1 Types of program segment

The classic item of music is a "single." This originally referred to a small phonograph disk played at 45RPM, with sufficient capacity to hold five minutes of music at good quality. This format determined the standard size of a song for popular music.

Jingles are the musical equivalent of neon signs, and they can be remarkably beautiful. Jingles are brief, bright pieces of choral music that promote the station's call letters, frequency and sometimes disc-jockey or program segment. Jingles were produced for radio stations by commercial speciality services. The most famous jingle service was called PAMS(External link), based in Texas.

Gags are audible jokes, often with a (sometimes imaginary) side-kick. Talk radio evolved out of gags.

News, time-checks, real-time travel advice and weather reports are often quite valuable to listeners. The news headlines and station identification are often given just before a commercial. Time, traffic and weather are given just after. The engineer typically sets the station clocks to standard local time each day, by listening to WWV or WWVH (see atomic clock).

The station will usually have a policy of announcing time, station call letters and frequency as often as six times per hour, in order to build station loyalty. Jingles can very useful for giving the station a branded sound in a pleasant, minimal amount of air-time. The legal requirement for station identificaiton in the U.S. is once per hour or at the comclusion of a transmission.

While small stations may simply "tear and read" news items (from the teletype), larger stations may employ an editor to rewrite headlines, and provide summaries of local news. The summaries allow more news to fit in less air-time. Some stations can share news collection with TV or newspapers in the same media conglomerate. An emerging trend is to use the radio station's web site to provide in-depth coverage of news and advertisers head-lined on the air.

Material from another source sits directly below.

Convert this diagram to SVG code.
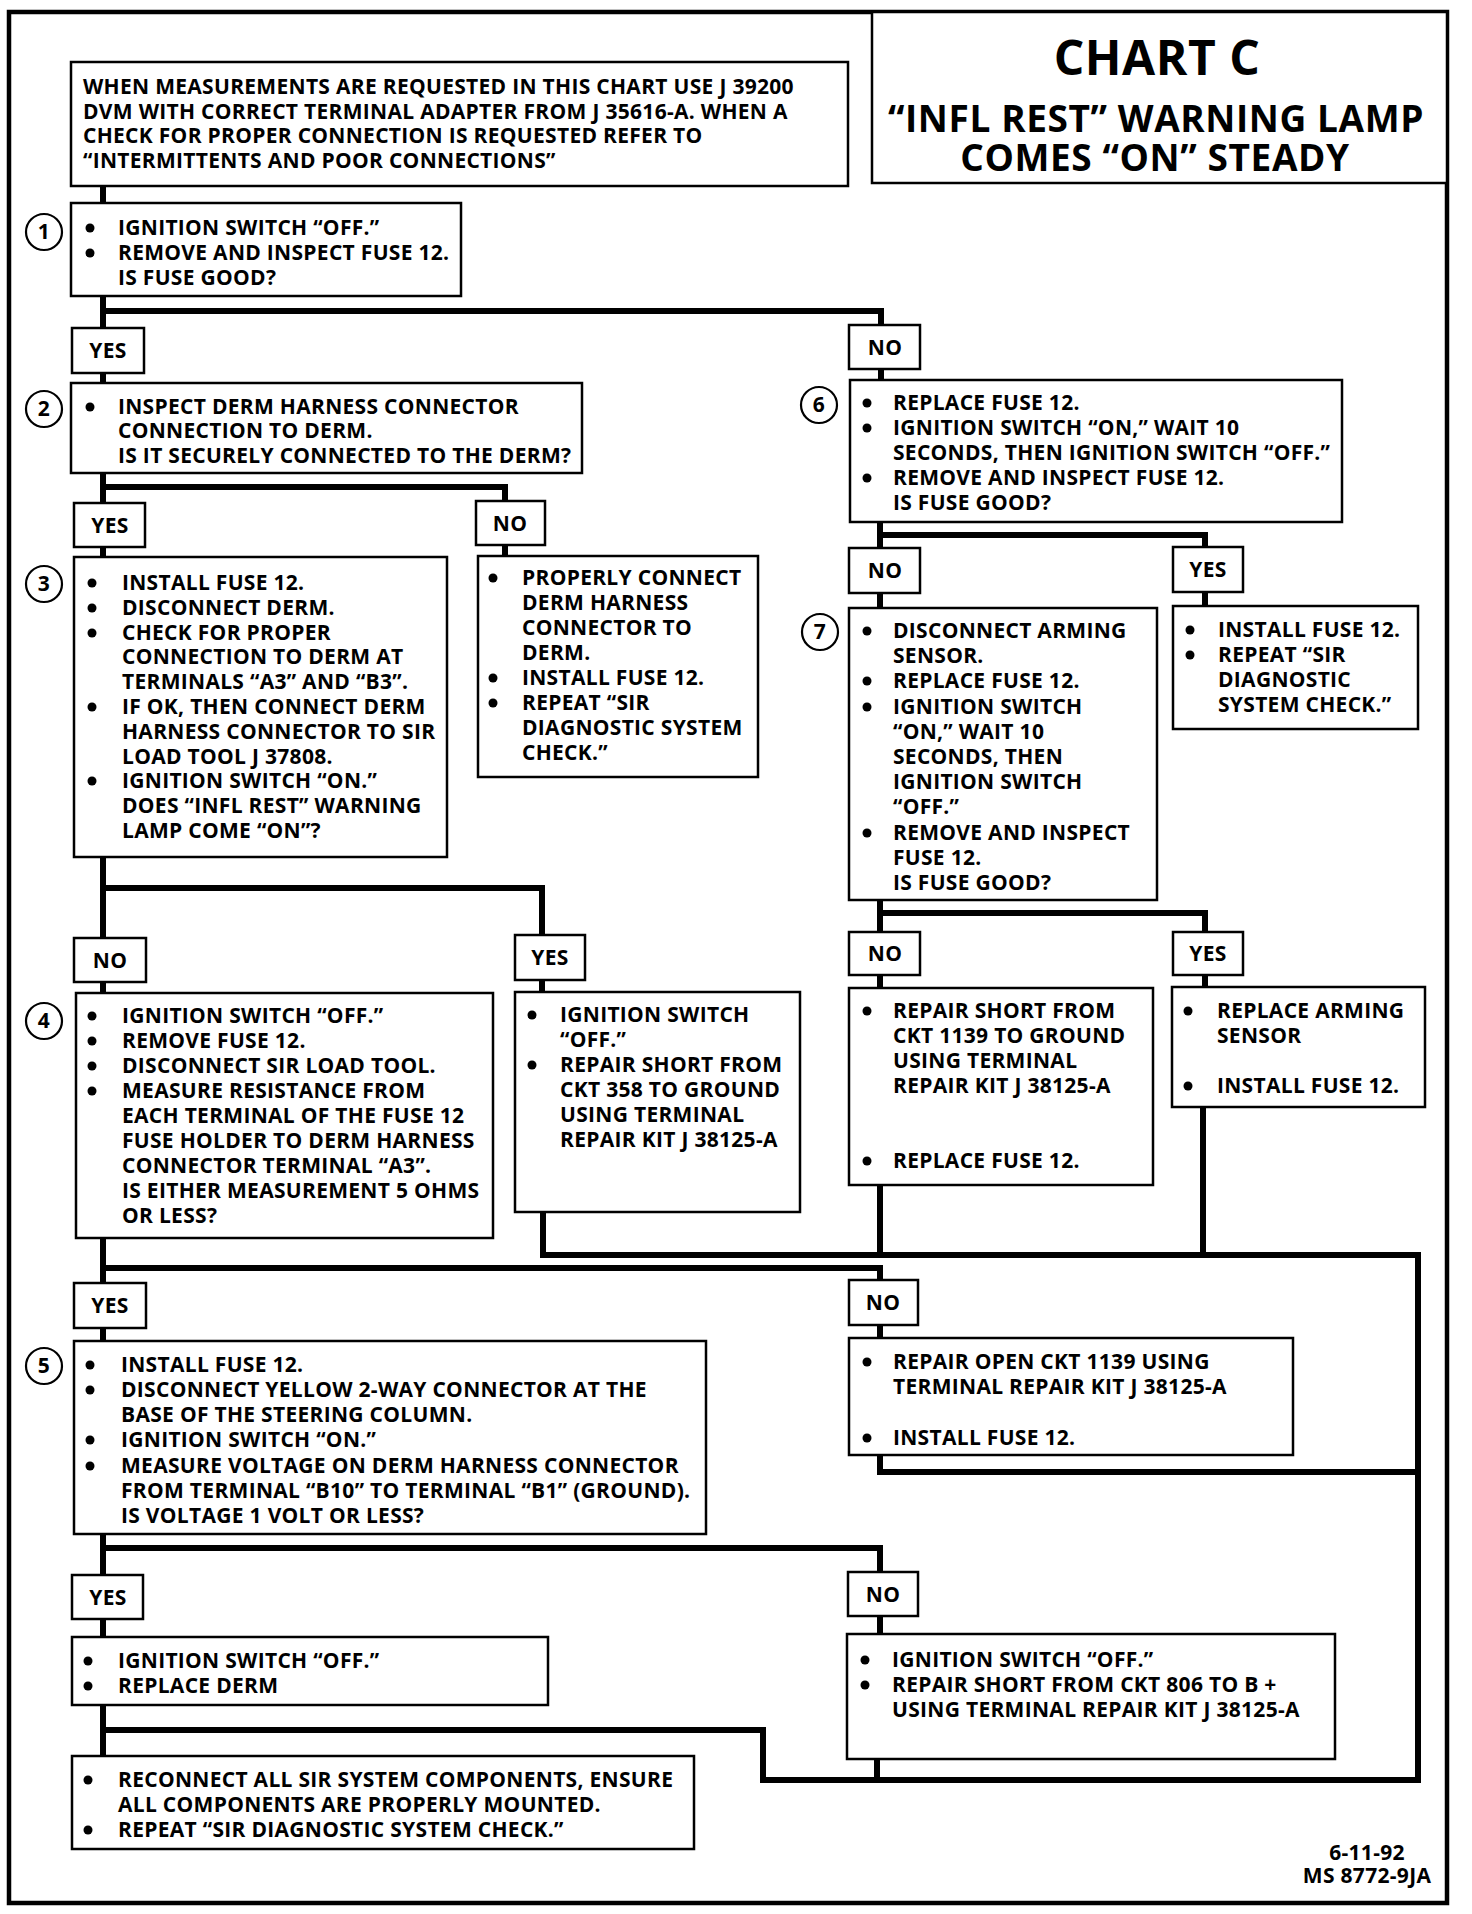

Most radio stations maintain a call-in telephone line for use during promotions and gags, or to take record requests. Jocks generally answer the phone and edit the call during music plays.

Promotions are usually the on-air equivalent of lotteries for listeners. Promotional budgets usually run about $1 per listener per year. In a large market, a successful radio station can pay a full time director of promotions, and several lotteries per month of vacations, automobiles and other prizes. Lottery items are often bartered from advertisers, allowing both companies to charge full prices while incurring wholesale costs. For example, consider a cruise vacation. Cruising companies often have unused capacity, and when given the choice, prefer to pay their bills by bartering vacations. Since the ship will sail in any case, bartered vacations cost the cruise company little or nothing. The promotion is itself advertising for the company providing the prize.

2 Music formats

Some well-known music-radio formats are Top 40, Freeform Rock and AOR (Album Oriented Rock). It turns out that most other stations (such as Rhythm & Blues) use a variation of one of these formats with a different playlist.